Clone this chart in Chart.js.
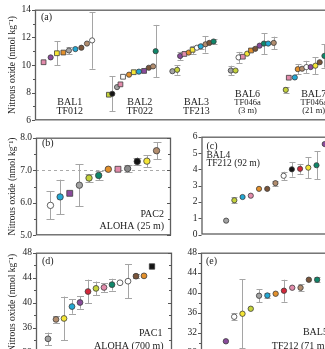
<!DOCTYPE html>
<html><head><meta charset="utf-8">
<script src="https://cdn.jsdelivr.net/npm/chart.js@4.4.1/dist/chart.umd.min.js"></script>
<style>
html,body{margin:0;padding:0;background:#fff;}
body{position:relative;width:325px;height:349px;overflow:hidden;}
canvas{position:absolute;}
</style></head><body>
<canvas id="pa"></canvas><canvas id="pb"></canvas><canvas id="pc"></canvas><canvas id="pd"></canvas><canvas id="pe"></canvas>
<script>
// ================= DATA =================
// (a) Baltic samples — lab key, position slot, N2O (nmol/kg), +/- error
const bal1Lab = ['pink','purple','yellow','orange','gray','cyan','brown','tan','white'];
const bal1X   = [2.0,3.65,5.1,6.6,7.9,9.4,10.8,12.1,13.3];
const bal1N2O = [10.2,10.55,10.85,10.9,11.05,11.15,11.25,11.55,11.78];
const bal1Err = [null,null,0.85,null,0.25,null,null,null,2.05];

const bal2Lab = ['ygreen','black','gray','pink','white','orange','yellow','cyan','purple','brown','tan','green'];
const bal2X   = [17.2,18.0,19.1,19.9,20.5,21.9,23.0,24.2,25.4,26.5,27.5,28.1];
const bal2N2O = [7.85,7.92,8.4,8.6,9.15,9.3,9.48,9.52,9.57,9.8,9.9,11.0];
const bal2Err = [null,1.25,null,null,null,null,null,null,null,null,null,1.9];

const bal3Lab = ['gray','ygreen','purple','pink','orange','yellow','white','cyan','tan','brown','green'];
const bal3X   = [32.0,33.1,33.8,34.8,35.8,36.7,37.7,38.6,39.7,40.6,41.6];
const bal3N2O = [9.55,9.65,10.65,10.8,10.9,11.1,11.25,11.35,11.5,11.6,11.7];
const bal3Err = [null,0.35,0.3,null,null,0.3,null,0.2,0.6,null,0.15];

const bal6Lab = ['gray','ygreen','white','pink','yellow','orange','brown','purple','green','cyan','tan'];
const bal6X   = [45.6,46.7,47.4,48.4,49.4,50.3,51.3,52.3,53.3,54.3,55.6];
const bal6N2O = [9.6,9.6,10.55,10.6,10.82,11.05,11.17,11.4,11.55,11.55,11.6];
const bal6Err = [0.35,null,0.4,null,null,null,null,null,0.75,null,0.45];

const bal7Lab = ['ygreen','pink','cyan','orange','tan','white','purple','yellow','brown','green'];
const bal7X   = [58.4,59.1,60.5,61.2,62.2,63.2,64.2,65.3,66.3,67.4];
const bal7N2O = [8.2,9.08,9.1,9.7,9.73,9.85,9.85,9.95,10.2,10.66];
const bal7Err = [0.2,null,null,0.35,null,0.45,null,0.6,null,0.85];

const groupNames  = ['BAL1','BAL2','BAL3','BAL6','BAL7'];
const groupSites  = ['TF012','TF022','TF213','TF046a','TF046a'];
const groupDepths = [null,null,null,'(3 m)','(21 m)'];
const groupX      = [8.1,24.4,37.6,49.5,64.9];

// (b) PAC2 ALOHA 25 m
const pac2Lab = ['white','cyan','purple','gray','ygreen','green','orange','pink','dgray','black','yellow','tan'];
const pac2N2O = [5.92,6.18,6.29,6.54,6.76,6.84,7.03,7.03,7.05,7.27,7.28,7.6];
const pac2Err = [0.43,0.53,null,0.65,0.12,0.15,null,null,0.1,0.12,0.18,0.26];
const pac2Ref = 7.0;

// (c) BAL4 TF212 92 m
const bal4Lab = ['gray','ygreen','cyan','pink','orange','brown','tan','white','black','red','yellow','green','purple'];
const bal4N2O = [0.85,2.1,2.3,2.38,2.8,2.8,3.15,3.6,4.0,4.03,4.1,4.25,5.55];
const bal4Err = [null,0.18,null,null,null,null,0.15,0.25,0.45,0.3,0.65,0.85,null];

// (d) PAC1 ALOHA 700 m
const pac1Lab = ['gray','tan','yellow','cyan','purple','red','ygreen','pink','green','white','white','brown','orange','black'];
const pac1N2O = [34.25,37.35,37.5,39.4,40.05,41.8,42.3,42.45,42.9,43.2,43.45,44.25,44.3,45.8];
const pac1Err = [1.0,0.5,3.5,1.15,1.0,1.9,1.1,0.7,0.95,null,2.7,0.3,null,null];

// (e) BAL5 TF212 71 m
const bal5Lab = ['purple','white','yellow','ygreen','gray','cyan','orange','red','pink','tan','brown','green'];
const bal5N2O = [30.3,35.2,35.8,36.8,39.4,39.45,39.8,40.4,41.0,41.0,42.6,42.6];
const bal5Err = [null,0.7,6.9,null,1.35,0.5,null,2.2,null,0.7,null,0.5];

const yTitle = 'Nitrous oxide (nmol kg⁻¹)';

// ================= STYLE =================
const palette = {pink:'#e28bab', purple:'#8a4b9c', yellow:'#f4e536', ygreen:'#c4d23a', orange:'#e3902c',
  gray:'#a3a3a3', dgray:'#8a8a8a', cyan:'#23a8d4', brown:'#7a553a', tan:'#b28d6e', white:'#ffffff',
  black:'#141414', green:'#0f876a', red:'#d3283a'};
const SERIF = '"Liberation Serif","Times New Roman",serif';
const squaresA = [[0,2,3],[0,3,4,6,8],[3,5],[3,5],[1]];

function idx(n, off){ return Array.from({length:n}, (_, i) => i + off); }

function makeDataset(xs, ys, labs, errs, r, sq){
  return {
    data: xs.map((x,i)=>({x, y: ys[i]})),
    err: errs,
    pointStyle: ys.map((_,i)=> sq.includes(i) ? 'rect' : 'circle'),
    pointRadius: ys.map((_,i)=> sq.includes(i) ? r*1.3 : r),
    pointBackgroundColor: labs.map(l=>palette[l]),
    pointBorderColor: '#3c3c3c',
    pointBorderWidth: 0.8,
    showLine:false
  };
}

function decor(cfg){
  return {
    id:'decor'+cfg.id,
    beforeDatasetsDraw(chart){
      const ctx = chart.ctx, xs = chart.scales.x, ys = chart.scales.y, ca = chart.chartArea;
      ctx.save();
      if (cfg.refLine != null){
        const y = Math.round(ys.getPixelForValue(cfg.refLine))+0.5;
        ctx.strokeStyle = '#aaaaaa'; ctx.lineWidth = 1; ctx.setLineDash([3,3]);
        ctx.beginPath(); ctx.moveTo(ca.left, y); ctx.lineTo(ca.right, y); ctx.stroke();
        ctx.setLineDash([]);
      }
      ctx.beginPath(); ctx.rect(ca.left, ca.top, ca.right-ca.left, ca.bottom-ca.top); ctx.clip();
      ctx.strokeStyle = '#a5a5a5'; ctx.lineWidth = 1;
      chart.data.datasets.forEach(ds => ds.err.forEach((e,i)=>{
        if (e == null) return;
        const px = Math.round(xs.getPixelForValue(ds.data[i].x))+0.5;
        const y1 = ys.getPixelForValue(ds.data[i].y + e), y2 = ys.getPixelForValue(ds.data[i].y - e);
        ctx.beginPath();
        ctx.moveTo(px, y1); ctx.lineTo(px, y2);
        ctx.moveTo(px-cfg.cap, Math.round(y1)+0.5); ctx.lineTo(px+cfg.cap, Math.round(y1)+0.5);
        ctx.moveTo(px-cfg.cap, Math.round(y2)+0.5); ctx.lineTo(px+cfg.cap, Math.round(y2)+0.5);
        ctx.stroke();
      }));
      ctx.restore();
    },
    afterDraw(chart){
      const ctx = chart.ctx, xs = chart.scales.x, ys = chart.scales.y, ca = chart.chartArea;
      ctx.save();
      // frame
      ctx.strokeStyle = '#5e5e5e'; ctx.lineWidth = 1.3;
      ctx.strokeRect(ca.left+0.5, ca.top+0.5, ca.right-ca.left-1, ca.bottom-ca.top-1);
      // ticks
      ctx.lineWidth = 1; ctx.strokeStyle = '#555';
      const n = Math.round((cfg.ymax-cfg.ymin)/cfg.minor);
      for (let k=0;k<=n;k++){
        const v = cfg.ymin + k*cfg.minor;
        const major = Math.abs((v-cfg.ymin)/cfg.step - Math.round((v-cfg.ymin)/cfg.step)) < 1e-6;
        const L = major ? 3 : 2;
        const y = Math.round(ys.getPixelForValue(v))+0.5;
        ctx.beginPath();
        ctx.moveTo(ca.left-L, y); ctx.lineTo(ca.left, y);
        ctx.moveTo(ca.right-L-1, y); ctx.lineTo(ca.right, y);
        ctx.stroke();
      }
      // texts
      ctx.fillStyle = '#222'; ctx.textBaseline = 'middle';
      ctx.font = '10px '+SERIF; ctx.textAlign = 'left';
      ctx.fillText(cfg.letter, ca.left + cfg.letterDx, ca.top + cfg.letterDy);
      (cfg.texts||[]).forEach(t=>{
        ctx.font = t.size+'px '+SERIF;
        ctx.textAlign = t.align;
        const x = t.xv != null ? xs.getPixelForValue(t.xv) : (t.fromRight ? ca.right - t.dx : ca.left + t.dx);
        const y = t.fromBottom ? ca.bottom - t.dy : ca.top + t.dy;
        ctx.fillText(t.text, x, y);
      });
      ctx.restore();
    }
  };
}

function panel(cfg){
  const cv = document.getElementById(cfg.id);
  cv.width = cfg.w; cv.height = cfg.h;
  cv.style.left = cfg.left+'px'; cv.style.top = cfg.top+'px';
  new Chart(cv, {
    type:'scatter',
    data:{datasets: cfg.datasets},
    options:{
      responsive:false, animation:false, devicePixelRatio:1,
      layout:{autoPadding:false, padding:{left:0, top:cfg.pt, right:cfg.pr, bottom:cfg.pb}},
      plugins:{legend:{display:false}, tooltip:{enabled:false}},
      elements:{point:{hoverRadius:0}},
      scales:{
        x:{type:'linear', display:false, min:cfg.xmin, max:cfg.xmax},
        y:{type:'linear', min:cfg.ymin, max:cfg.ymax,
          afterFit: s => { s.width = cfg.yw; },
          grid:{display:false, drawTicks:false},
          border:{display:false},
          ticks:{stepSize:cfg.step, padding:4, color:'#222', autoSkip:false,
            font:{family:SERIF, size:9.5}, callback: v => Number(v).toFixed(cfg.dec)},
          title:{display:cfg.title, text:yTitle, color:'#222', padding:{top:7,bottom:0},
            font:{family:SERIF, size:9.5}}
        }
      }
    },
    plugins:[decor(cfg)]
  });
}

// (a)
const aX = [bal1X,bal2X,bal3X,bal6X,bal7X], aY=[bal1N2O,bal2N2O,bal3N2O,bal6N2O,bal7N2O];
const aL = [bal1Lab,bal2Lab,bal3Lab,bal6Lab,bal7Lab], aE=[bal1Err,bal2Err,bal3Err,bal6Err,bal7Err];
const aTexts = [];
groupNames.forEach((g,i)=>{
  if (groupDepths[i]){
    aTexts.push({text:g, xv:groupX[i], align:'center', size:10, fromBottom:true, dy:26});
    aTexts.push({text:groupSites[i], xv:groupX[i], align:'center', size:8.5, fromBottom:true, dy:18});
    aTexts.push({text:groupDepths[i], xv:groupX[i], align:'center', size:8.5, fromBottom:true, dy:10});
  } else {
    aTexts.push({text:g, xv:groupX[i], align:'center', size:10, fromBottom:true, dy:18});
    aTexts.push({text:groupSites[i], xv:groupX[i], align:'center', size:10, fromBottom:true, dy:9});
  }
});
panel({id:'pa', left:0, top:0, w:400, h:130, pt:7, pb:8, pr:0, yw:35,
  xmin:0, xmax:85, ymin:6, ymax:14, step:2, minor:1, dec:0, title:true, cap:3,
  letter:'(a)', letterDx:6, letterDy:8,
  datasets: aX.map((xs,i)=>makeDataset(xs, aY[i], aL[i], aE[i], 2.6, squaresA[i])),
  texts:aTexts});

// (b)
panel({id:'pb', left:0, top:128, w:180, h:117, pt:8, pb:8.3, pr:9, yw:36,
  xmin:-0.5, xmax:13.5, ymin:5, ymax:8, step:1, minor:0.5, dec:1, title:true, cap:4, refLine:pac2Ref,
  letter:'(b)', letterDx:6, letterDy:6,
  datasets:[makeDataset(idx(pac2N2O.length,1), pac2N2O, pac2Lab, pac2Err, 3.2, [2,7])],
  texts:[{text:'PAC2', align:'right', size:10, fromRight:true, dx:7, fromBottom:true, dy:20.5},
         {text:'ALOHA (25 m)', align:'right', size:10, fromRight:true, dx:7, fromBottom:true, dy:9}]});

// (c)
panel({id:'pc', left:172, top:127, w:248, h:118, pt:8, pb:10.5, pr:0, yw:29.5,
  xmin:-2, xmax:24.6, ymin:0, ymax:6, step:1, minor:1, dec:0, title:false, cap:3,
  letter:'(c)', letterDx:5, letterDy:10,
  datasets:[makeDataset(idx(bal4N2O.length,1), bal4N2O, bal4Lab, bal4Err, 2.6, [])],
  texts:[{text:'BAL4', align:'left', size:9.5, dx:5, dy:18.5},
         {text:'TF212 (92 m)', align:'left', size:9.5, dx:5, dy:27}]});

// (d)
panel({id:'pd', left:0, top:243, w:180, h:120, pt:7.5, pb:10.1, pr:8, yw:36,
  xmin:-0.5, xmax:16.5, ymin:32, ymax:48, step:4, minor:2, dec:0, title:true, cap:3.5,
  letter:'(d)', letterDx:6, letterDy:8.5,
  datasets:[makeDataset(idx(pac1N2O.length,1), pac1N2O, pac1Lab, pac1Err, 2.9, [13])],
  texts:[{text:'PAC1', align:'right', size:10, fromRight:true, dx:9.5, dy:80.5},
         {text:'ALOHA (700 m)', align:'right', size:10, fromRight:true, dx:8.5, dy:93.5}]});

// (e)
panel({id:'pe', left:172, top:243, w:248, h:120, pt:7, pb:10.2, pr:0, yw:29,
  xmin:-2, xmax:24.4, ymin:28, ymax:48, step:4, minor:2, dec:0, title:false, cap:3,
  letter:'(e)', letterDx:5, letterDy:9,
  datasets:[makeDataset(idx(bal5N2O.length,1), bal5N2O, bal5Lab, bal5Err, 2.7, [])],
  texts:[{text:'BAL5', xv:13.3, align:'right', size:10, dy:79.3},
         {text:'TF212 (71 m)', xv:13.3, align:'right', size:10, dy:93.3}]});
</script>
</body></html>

○ ○ ○

(Exercise prompt) Please repeat exactly the data above from its first line to the line that contains "const bal1Err = [null,null,0.85,null,0.25,null,null,null,2.05];", inclusive, and leave every picture out.

(The output)
Clone this chart in Chart.js.
<!DOCTYPE html>
<html><head><meta charset="utf-8">
<script src="https://cdn.jsdelivr.net/npm/chart.js@4.4.1/dist/chart.umd.min.js"></script>
<style>
html,body{margin:0;padding:0;background:#fff;}
body{position:relative;width:325px;height:349px;overflow:hidden;}
canvas{position:absolute;}
</style></head><body>
<canvas id="pa"></canvas><canvas id="pb"></canvas><canvas id="pc"></canvas><canvas id="pd"></canvas><canvas id="pe"></canvas>
<script>
// ================= DATA =================
// (a) Baltic samples — lab key, position slot, N2O (nmol/kg), +/- error
const bal1Lab = ['pink','purple','yellow','orange','gray','cyan','brown','tan','white'];
const bal1X   = [2.0,3.65,5.1,6.6,7.9,9.4,10.8,12.1,13.3];
const bal1N2O = [10.2,10.55,10.85,10.9,11.05,11.15,11.25,11.55,11.78];
const bal1Err = [null,null,0.85,null,0.25,null,null,null,2.05];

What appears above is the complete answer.